[start Dataset entries]

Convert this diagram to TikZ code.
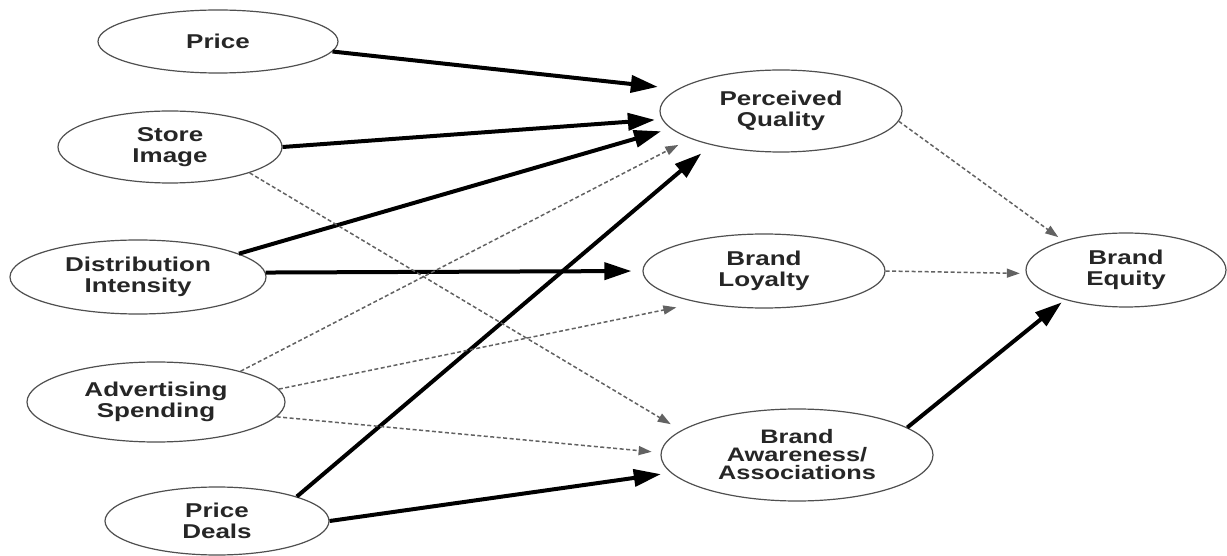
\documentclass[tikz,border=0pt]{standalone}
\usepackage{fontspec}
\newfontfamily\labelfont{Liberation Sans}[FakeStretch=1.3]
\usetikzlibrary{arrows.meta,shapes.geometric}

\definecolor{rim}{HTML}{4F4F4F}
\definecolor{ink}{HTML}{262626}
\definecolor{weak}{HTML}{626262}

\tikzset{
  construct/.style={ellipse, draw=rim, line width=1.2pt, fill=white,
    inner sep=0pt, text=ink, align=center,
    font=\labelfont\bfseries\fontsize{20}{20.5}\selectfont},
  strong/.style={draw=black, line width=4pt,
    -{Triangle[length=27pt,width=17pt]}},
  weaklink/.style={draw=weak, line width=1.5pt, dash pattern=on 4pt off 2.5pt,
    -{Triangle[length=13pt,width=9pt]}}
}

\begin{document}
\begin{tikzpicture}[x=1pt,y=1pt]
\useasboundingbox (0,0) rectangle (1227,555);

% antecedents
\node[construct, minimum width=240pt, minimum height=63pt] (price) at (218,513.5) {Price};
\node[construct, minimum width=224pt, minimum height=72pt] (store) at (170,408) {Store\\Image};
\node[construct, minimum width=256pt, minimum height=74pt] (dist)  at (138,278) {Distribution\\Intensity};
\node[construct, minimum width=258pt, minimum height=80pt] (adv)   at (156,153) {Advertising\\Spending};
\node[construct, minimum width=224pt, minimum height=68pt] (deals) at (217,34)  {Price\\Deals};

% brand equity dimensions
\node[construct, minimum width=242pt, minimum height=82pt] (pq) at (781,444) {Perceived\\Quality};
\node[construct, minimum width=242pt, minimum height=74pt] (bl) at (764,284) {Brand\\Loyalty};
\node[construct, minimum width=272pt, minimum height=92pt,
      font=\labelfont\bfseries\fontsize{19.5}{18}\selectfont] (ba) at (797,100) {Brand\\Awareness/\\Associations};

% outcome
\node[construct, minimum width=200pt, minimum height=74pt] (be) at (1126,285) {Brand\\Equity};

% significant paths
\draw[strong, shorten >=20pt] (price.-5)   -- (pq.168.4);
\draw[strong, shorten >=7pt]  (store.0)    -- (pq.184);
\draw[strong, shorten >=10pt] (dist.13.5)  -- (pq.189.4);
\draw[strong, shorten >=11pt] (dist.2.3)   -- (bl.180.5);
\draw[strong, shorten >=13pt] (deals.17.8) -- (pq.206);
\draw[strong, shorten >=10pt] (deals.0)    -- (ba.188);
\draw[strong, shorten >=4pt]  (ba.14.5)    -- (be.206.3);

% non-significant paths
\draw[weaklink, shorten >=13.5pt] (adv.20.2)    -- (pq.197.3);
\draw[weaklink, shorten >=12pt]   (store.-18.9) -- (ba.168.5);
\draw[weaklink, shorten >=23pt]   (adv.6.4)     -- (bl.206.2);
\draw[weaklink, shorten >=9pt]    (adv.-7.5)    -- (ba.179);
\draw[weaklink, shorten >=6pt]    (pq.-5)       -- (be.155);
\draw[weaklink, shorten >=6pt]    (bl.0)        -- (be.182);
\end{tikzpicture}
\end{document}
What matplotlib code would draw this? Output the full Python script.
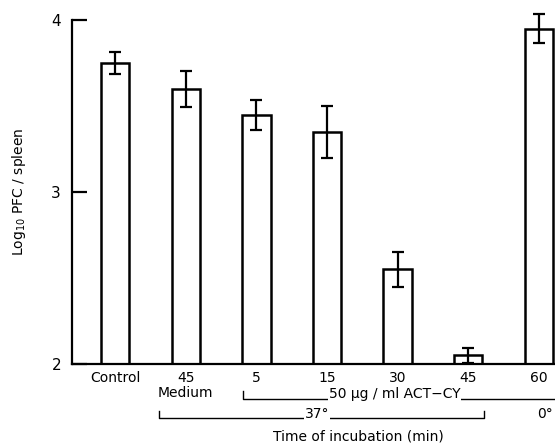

[end Dataset entries]

## Written task
Please give again the entries word for word, starting at the first line and ending with the line that contains "width=224pt, minimum height=68pt]"; include both of those lines but none of the pictures.

## Result of the task
Convert this diagram to TikZ code.
\documentclass[tikz,border=0pt]{standalone}
\usepackage{fontspec}
\newfontfamily\labelfont{Liberation Sans}[FakeStretch=1.3]
\usetikzlibrary{arrows.meta,shapes.geometric}

\definecolor{rim}{HTML}{4F4F4F}
\definecolor{ink}{HTML}{262626}
\definecolor{weak}{HTML}{626262}

\tikzset{
  construct/.style={ellipse, draw=rim, line width=1.2pt, fill=white,
    inner sep=0pt, text=ink, align=center,
    font=\labelfont\bfseries\fontsize{20}{20.5}\selectfont},
  strong/.style={draw=black, line width=4pt,
    -{Triangle[length=27pt,width=17pt]}},
  weaklink/.style={draw=weak, line width=1.5pt, dash pattern=on 4pt off 2.5pt,
    -{Triangle[length=13pt,width=9pt]}}
}

\begin{document}
\begin{tikzpicture}[x=1pt,y=1pt]
\useasboundingbox (0,0) rectangle (1227,555);

% antecedents
\node[construct, minimum width=240pt, minimum height=63pt] (price) at (218,513.5) {Price};
\node[construct, minimum width=224pt, minimum height=72pt] (store) at (170,408) {Store\\Image};
\node[construct, minimum width=256pt, minimum height=74pt] (dist)  at (138,278) {Distribution\\Intensity};
\node[construct, minimum width=258pt, minimum height=80pt] (adv)   at (156,153) {Advertising\\Spending};
\node[construct, minimum width=224pt, minimum height=68pt] (deals) at (217,34)  {Price\\Deals};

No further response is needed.